Public Signup Ops
Source: docs/runbooks/public-signup-ops.md
---
title: Public Signup Operations Runbook
description: Operational controls for signup abuse prevention, queue handling, failure escalation, and cleanup behavior.
owner: ops
last_reviewed: 2026-03-03
audience: internal
status: active
---
# Public Signup Operations Runbook
Purpose: operational SOP for monitoring, support, and cleanup of self-serve signup sessions.
## Daily checks
1. Review sessions in `REVIEW_REQUIRED` and `FAILED`.
2. Confirm OTP delivery metrics and Resend health.
3. Confirm Clerk invitation delivery and acceptance rates.
4. Confirm purge scheduler is running and deleting stale sessions.
## Rate-limit scope note
- Current signup limiter (`apps/api/src/lib/signup/risk-controls.ts`) is process-local in-memory.
- In multi-replica deployments, limits apply per instance, not globally.
- Treat this as an interim control until a shared limiter backend (Redis/KV) is deployed.
## Session status policy
- `PENDING_EMAIL_VERIFICATION`: waiting on OTP verification.

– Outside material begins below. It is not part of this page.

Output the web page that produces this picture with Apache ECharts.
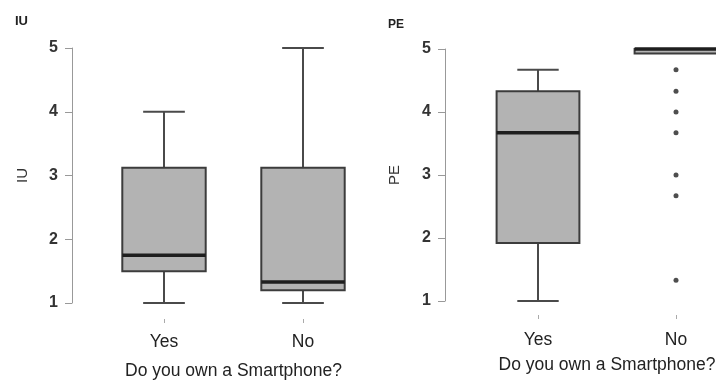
<!DOCTYPE html>
<html>
<head>
<meta charset="utf-8">
<script src="https://cdn.jsdelivr.net/npm/echarts@6/dist/echarts.min.js"></script>
<style>html,body{margin:0;padding:0;background:#fff;}#c{width:716px;height:381px;}</style>
</head>
<body>
<div id="c"></div>
<script>
// ---- data ----
const categories = ['Yes', 'No'];
const yTicks = [1, 2, 3, 4, 5];
// [lower whisker, Q1, median, Q3, upper whisker]
const iuYes = [1, 1.5, 1.75, 3.12, 4];
const iuNo = [1, 1.2, 1.33, 3.12, 5];
const peYes = [1, 1.92, 3.67, 4.33, 4.67];
const peNo = [5, 4.93, 5, 5, 5];
const peNoOutliers = [4.67, 4.33, 4.0, 3.67, 3.0, 2.67, 1.33];
const panelTitles = ['IU', 'PE'];
const xTitle = 'Do you own a Smartphone?';

const FONT = '"Liberation Sans", Arial, sans-serif';
const chart = echarts.init(document.getElementById('c'));

function boxData(a, b) {
  return [[0].concat(a), [1].concat(b)];
}

function renderBox(params, api) {
  const x = api.value(0);
  const lo = api.coord([x, api.value(1)]);
  const q1 = api.coord([x, api.value(2)]);
  const md = api.coord([x, api.value(3)]);
  const q3 = api.coord([x, api.value(4)]);
  const hi = api.coord([x, api.value(5)]);
  const band = api.size([1, 0])[0];
  const cx = lo[0];
  const bw = band * 0.6, cw = band * 0.3;
  const wStyle = { stroke: '#4a4a4a', lineWidth: 2 };
  return {
    type: 'group',
    children: [
      { type: 'line', shape: { x1: cx, y1: q3[1], x2: cx, y2: hi[1] }, style: wStyle },
      { type: 'line', shape: { x1: cx, y1: q1[1], x2: cx, y2: lo[1] }, style: wStyle },
      { type: 'line', shape: { x1: cx - cw / 2, y1: hi[1], x2: cx + cw / 2, y2: hi[1] }, style: wStyle },
      { type: 'line', shape: { x1: cx - cw / 2, y1: lo[1], x2: cx + cw / 2, y2: lo[1] }, style: wStyle },
      { type: 'rect', shape: { x: cx - bw / 2, y: q3[1], width: bw, height: q1[1] - q3[1] },
        style: { fill: '#b3b3b3', stroke: '#3c3c3c', lineWidth: 2 } },
      { type: 'line', shape: { x1: cx - bw / 2, y1: md[1], x2: cx + bw / 2, y2: md[1] },
        style: { stroke: '#1e1e1e', lineWidth: 3.5 } }
    ]
  };
}

function xAxisCfg(gi, offset, margin, gap) {
  return {
    gridIndex: gi, type: 'category', data: categories, offset: offset,
    axisLine: { show: false },
    axisTick: { show: true, alignWithLabel: true, length: 4, lineStyle: { color: '#aaa' } },
    axisLabel: { margin: margin, fontSize: 17.5, color: '#222', fontFamily: FONT },
    name: xTitle, nameLocation: 'middle', nameGap: gap,
    nameTextStyle: { fontSize: 17.5, color: '#222', fontFamily: FONT },
    splitLine: { show: false }
  };
}
function yAxisCfg(gi, offset, name, gap) {
  return {
    gridIndex: gi, type: 'value', min: yTicks[0], max: yTicks[yTicks.length - 1], interval: 1,
    offset: offset,
    axisLine: { show: true, lineStyle: { color: '#999', width: 1 } },
    axisTick: { show: true, length: 7, lineStyle: { color: '#999' } },
    axisLabel: { margin: 14, fontSize: 16, fontWeight: 'bold', color: '#333', fontFamily: FONT },
    splitLine: { show: false },
    name: name, nameLocation: 'middle', nameGap: gap,
    nameTextStyle: { fontSize: 15, color: '#333', fontFamily: FONT }
  };
}

chart.setOption({
  animation: false,
  backgroundColor: '#fff',
  title: [
    { text: panelTitles[0], left: 10, top: 10, textStyle: { fontSize: 13, fontWeight: 'bold', color: '#222', fontFamily: FONT } },
    { text: panelTitles[1], left: 383, top: 14, textStyle: { fontSize: 12, fontWeight: 'bold', color: '#222', fontFamily: FONT } }
  ],
  grid: [
    { left: 94.5, width: 278, top: 48, height: 255, containLabel: false, outerBoundsMode: 'none' },
    { left: 469, width: 276, top: 49, height: 252, containLabel: false, outerBoundsMode: 'none' }
  ],
  xAxis: [xAxisCfg(0, 16, 14, 43), xAxisCfg(1, 14, 16, 41)],
  yAxis: [yAxisCfg(0, 22.5, panelTitles[0], 42), yAxisCfg(1, 24, panelTitles[1], 43)],
  series: [
    { type: 'custom', xAxisIndex: 0, yAxisIndex: 0, renderItem: renderBox,
      data: boxData(iuYes, iuNo), encode: { x: 0, y: [1, 2, 3, 4, 5] }, clip: false },
    { type: 'custom', xAxisIndex: 1, yAxisIndex: 1, renderItem: renderBox,
      data: boxData(peYes, peNo), encode: { x: 0, y: [1, 2, 3, 4, 5] }, clip: false },
    { type: 'scatter', xAxisIndex: 1, yAxisIndex: 1, symbol: 'circle', symbolSize: 5,
      itemStyle: { color: '#222' },
      data: peNoOutliers.map(v => [1, v]) }
  ]
});
</script>
</body>
</html>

- `EMAIL_VERIFIED`: ready for provisioning.
- `PROVISIONING`: active step-machine execution.
- `PROVISIONED`: completed.
- `REVIEW_REQUIRED`: blocked by dependency/config; manual follow-up required.
- `FAILED`: unrecoverable error; investigate and retry via support.
- `EXPIRED`: timed out/aged out.
## Retention and purge
- Expired in-flight sessions are marked `EXPIRED`.
- Stale `REVIEW_REQUIRED`/`FAILED`/`EXPIRED` sessions are purged after retention threshold.
- Purge scheduler emits counts for:
- expired sessions marked,
- stale sessions deleted.
## Support triage checklist
Capture:
- `sessionId`
- current status
- `failureReason` / `reviewReason`
- admin email domain
- timestamp and environment
Then:
1. Validate feature flag and provider envs.
2. Validate slug conflict state.
3. Retry provision with fresh idempotency key.
4. If still blocked, escalate with session payload snapshot.
## Escalation
- App/runtime issues: platform-oncall.
- Provider outages (Clerk/Resend): incident channel + degraded launch notice.
- Abuse/rate-limit incidents: security/ops review with offending IP/domain/email patterns.